O mexicano Guillermo del Toro encontra na fábula de Pinóquio um veículo ideal para o seu gosto gótico. De fato, a história de Collodi (veja texto abaixo) é ideal para provocar calafrios. Em especial no público infantil. Mas continua incômodo vida afora, falando algo em surdina para a criança que subsiste em nós.
Del Toro faz seu filme usando a técnica de stop motion. Os bonecos são muito bonitos. E, ao mesmo tempo, bastante soturnos. Gepeto é o artesão que perde um filho durante a 1ª Guerra Mundial. Solitário, cria um boneco de madeira para fazer-lhe companhia. Mas o boneco não sai exatamente do jeito que ele espera.
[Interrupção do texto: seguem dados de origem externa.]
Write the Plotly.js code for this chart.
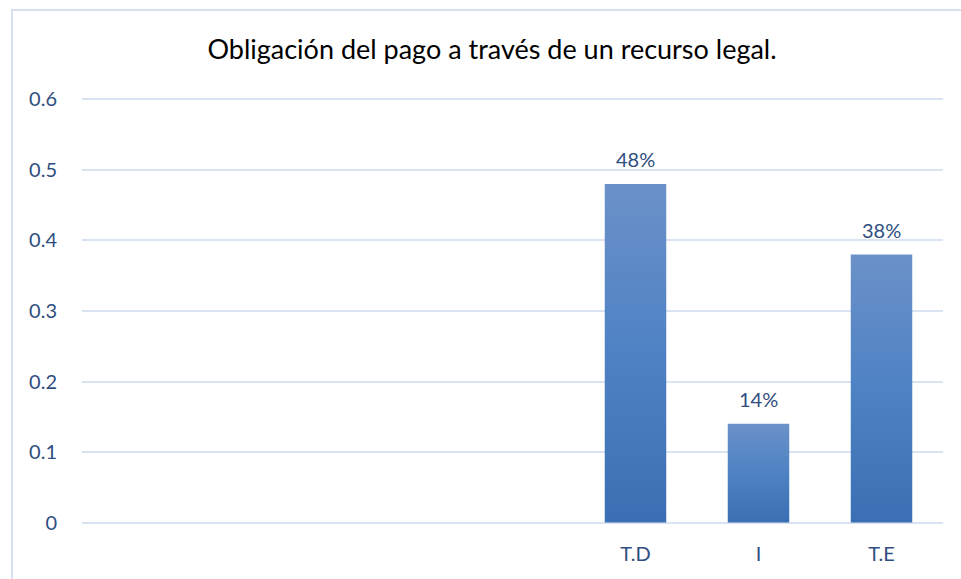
<!DOCTYPE html>
<html>
<head>
<meta charset="utf-8">
<script src="https://cdn.plot.ly/plotly-3.0.1.min.js"></script>
<style>html,body{margin:0;padding:0;background:#fff;}#chart{width:961px;height:579px;}</style>
</head>
<body>
<div id="chart"></div>
<script>
const chartTitle = "Obligación del pago a través de un recurso legal.";
const categories = ["T.D", "I", "T.E"];
const values = [0.48, 0.14, 0.38];
const yTicks = [0, 0.1, 0.2, 0.3, 0.4, 0.5, 0.6];

const textColor = "#2F4E80";
const fontFam = "Lato, 'Open Sans', sans-serif";

const labels = values.map(v => Math.round(v * 100) + "%");

const trace = {
  type: "bar",
  x: categories,
  y: values,
  marker: { color: "#5282C2" },
  hoverinfo: "x+y"
};

const annotations = categories.map((c, i) => ({
  x: c, y: values[i], xref: "x", yref: "y",
  text: labels[i], showarrow: false, yanchor: "middle", yshift: 25,
  font: { family: fontFam, size: 20, color: textColor }
}));

const layout = {
  width: 961, height: 579,
  margin: { l: 82, r: 18, t: 98, b: 55 },
  paper_bgcolor: "#fff", plot_bgcolor: "#fff",
  title: {
    text: chartTitle, xref: "container", yref: "container",
    x: 0.512, xanchor: "center", y: 1 - 50 / 579, yanchor: "middle",
    font: { family: fontFam, size: 27, color: "#000" }
  },
  xaxis: {
    type: "category", range: [-4.5, 2.5], showgrid: false, zeroline: false,
    showline: false, ticks: "", ticklabelstandoff: 16,
    tickfont: { family: fontFam, size: 20, color: textColor }, fixedrange: true
  },
  yaxis: {
    range: [-0.002, 0.602], tickvals: yTicks, ticktext: yTicks.map(String),
    showgrid: true, gridcolor: "#D9E3F1", gridwidth: 2, zeroline: false,
    showline: false, ticks: "", ticklabelstandoff: 24,
    tickfont: { family: fontFam, size: 20, color: textColor }, fixedrange: true
  },
  bargap: 0.5,
  showlegend: false,
  annotations: annotations,
  shapes: [{
    type: "rect", xref: "paper", yref: "paper",
    x0: (12 - 82) / 861, x1: 1.2, y0: -0.3, y1: (524 - 10) / 426,
    line: { color: "#D6E0EE", width: 2 }, fillcolor: "rgba(0,0,0,0)", layer: "below"
  }]
};

function applyGradient(gd) {
  const svgNS = "http://www.w3.org/2000/svg";
  const svg = gd.querySelector(".main-svg");
  let defs = svg.querySelector("defs");
  if (!defs) { defs = document.createElementNS(svgNS, "defs"); svg.insertBefore(defs, svg.firstChild); }
  const grad = document.createElementNS(svgNS, "linearGradient");
  grad.setAttribute("id", "barGrad");
  grad.setAttribute("x1", "0"); grad.setAttribute("y1", "0");
  grad.setAttribute("x2", "0"); grad.setAttribute("y2", "1");
  [["0%", "#6B91C8"], ["50%", "#4E82C4"], ["100%", "#3A6FB3"]].forEach(([o, c]) => {
    const s = document.createElementNS(svgNS, "stop");
    s.setAttribute("offset", o); s.setAttribute("stop-color", c);
    grad.appendChild(s);
  });
  defs.appendChild(grad);
  gd.querySelectorAll(".bars .point path").forEach(p => { p.style.fill = "url(#barGrad)"; });
}

Plotly.newPlot("chart", [trace], layout, { displayModeBar: false, staticPlot: true })
  .then(applyGradient);
</script>
</body>
</html>
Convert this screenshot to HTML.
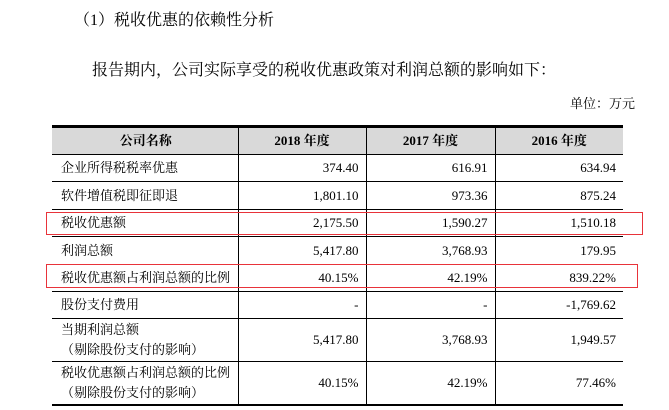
<!DOCTYPE html>
<html><head><meta charset="utf-8"><style>
body{margin:0;width:669px;height:410px;background:#fff;overflow:hidden;position:relative;font-family:"Liberation Serif","Noto Serif CJK SC",serif;color:#000}
.t{position:absolute;white-space:nowrap}
table{position:absolute;left:52px;top:125px;width:571px;border-collapse:collapse;font-size:13px}
td{border-left:1px solid #000;border-right:1px solid #000;border-bottom:1px solid #000;padding:0 7px;text-align:right;line-height:20px}
td:first-child{text-align:left;border-left:none;padding-left:9px}
td:last-child{border-right:none}
tr.h td{background:#d9d9d9;font-weight:bold;text-align:center;height:26px;border-top:3px solid #000}
.box{position:absolute;border:1.5px solid #e8333a}
</style></head><body>
<div class="t" style="left:74px;top:7px;font-size:16px">（1）税收优惠的依赖性分析</div>
<div class="t" style="left:92px;top:57px;font-size:16px">报告期内，公司实际享受的税收优惠政策对利润总额的影响如下：</div>
<div class="t" style="left:570px;top:93px;font-size:13px">单位：万元</div>
<table>
<colgroup><col style="width:186px"><col style="width:128px"><col style="width:129px"><col style="width:128px"></colgroup>
<tr class="h"><td style="text-align:center">公司名称</td><td>2018 年度</td><td>2017 年度</td><td>2016 年度</td></tr>
<tr style="height:27px"><td>企业所得税税率优惠</td><td>374.40</td><td>616.91</td><td>634.94</td></tr>
<tr style="height:28px"><td>软件增值税即征即退</td><td>1,801.10</td><td>973.36</td><td>875.24</td></tr>
<tr style="height:27px"><td>税收优惠额</td><td>2,175.50</td><td>1,590.27</td><td>1,510.18</td></tr>
<tr style="height:28px"><td>利润总额</td><td>5,417.80</td><td>3,768.93</td><td>179.95</td></tr>
<tr style="height:27px"><td>税收优惠额占利润总额的比例</td><td>40.15%</td><td>42.19%</td><td>839.22%</td></tr>
<tr style="height:27px"><td>股份支付费用</td><td>-</td><td>-</td><td>-1,769.62</td></tr>
<tr style="height:43px"><td>当期利润总额<br>（剔除股份支付的影响）</td><td>5,417.80</td><td>3,768.93</td><td>1,949.57</td></tr>
<tr style="height:43px"><td style="border-bottom:2px solid #000">税收优惠额占利润总额的比例<br>（剔除股份支付的影响）</td><td style="border-bottom:2px solid #000">40.15%</td><td style="border-bottom:2px solid #000">42.19%</td><td style="border-bottom:2px solid #000">77.46%</td></tr>
</table>
<div class="box" style="left:46px;top:212px;width:595px;height:21px"></div>
<div class="box" style="left:46px;top:264px;width:590px;height:22px"></div>
</body></html>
E eis um Pinóquio desordeiro, subversivo, nada obediente. E, no fundo, libertário, porque num momento em que obedecer é a regra, o negócio, para ele, é transgredir as normas.
Daí ter sido muito boa a ideia de levar a história para a época do fascismo. Por isso aparece logo no filme o chamado “catecismo” de Mussolini: “Credere, obedire, combattere”. Crer, obedecer, combater. Acreditar sem qualquer sombra de dúvida no líder. Obedecer sempre ao superior hierárquico, em todas as situações. Estar pronto a combater o inimigo, a dar a vida pela pátria. O fascismo é uma proposta de militarização da existência humana que age através dos tempos. O de Mussolini foi apenas seu capítulo inicial.
Mas Pinóquio é o avesso de todo esse entulho autoritário. Por isso atraiu Del Toro. Numa época em que todos se comportam como marionetes, a marionete se comporta como um ser humano. Essa inversão é a beleza maior deste Pinóquio em tom sombrio e politizado por essa escolha de situá-lo num dos períodos de autoritarismo do século 20 e que conduziu ao morticínio da 2ª Guerra Mundial.
Essa camada política não anula outras. Pinóquio, como se sabe, mesmo nas versões mais edulcoradas tem elementos que mexem fundo no inconsciente de todos nós. Deve a isso sua longa sobrevivência na história da literatura e o contínuo fascínio que exerce sobre o cinema. Está disponível na Netflix.